An illustration of the possible Wirtz Dam Road bridge. Courtesy image
Population growth is a driving force behind Burnet County traffic projects, including two new bridges, in the 2020 transportation plan accepted by the Burnet County commissioners during their Jan. 12 meeting. The updated plan includes a possible bridge east of Marble Falls connecting Texas 71 and RR 1431, a project dubbed “The Narrows,” as well as the proposed Wirtz Dam bridge west of the city.
The Capital Area Metropolitan Planning Organization developed the non-binding plan while working alongside county and other local officials. It’s an update of the 2010 plan. CAMPO Executive Director Ashby Jones presented the document to the Burnet County Commissioners Court. The report focuses on the county’s main arterial network, including U.S. 281, U.S. 183, Texas 29, Texas 71, and RR 1431.
The Narrows project could reduce emergency response times to the area, according to the report, but it might be more cost efficient to add emergency response infrastructure.
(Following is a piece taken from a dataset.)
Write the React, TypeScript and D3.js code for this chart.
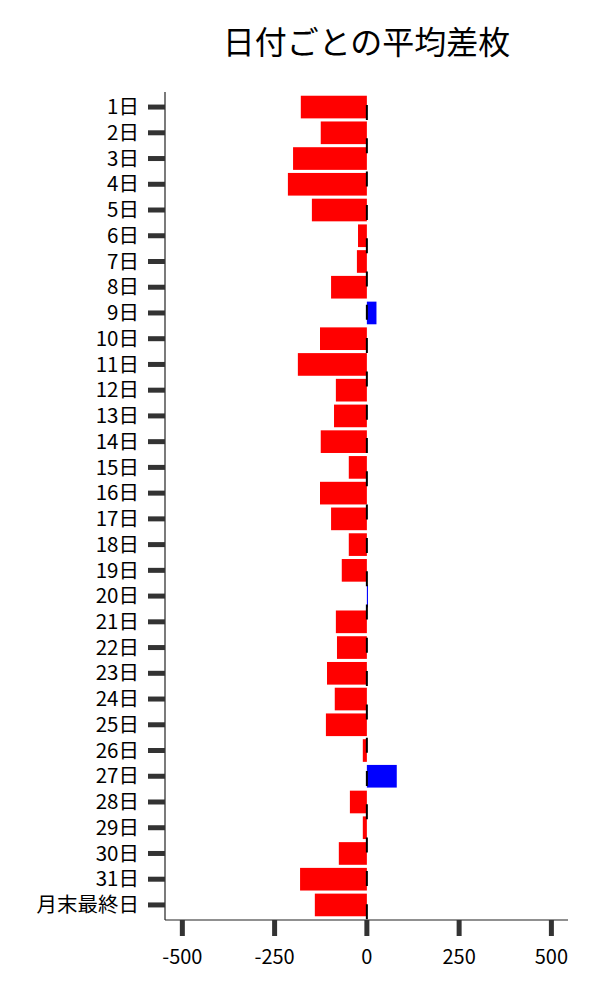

The proposed bridge and connections will require more detailed analysis and funding, said CAMPO Community Outreach Manager Doise Mieres and isn’t yet included in CAMPO’s 2045 Regional Transportation Plan.
The plan does include a proposed Wirtz Dam Road bridge located west of Marble Falls. In August 2020, the Burnet County Commissioners Court approved a contract to begin the engineering phase of the project, which includes surveying, design, and environmental studies. CAMPO is funding the engineering phase.
According to the 2045 Regional Transportation Plan, CAMPO estimates the Wirtz Dam project will cost about $52.1 million. Funding will most likely come from federal sources, according to officials.
Burnet County Precinct 4 Commissioner Joe Don Dockery pointed out that while the lakes are the area’s greatest assets, they are also a major impediment to connectivity.
Traffic counts were added to the plan at the request of Burnet County Judge James Oakley. As CAMPO projects to the year 2045, traffic numbers jump across the board with big increases on Texas 29 and major roads in and around Marble Falls.
On Texas 29 east of Burnet, the CAMPO plan projects traffic will increase to 36,020 vehicles daily by 2045 from 24,815 currently and even more east of Bertram to the Williamson County line.
While it wasn’t in the report, Ashby said he learned the Texas Department of Transportation had put a major Texas 29 project back on its books. This project would add a center turn lane and other improvements on Texas 29 east of Bertram to the Williamson County line.
“That’s great news,” Dockery said.
It was a sentiment shared by other members of the Commissioners Court.
Safety and emergency response are a big part of the transportation plan.
Dockery noted that the emergency response section of the plan highlights RR 1431 east of Marble Falls as having one of the highest crash rates in Burnet County. Over the years, TxDOT has made improvements to the road, including adding shoulders and widening it in the Smithwick area. Most recently, TxDOT added several slow vehicle pull-out lanes from FM 1174 to Lago Vista.
Historically, Burnet County has tried to make more improvements, even purchasing right of way along the road toward the Travis County line, the commissioner noted. The commissioners also inquired about the possibility that TxDOT could classify all of the major arterial roads as part of its freight network designation. Oakley noted that the amount of heavy truck traffic on Burnet County roads is already rather high, and those trucks cause more wear and tear on roads than lighter vehicles.
“The amount of truck traffic we have here is enormous,” Dockery said. “Trucks are using the roads whether they’re declared a freight network or not.”
As part of the state’s designated freight network, the highways and roads would be eligible for more funding in the future. While Ashby couldn’t speak for TxDOT, he pointed out that the CAMPO freight plan “hadn’t been touched” since 2008. He told the commissioners he was going to direct the CAMPO staff to look at its freight plan and possibly update it, which could then be shown to TxDOT officials in future state freight network designations.
In the end, the plan gives county, local, and regional officials something to draw on as they continue addressing transportation now and in the future.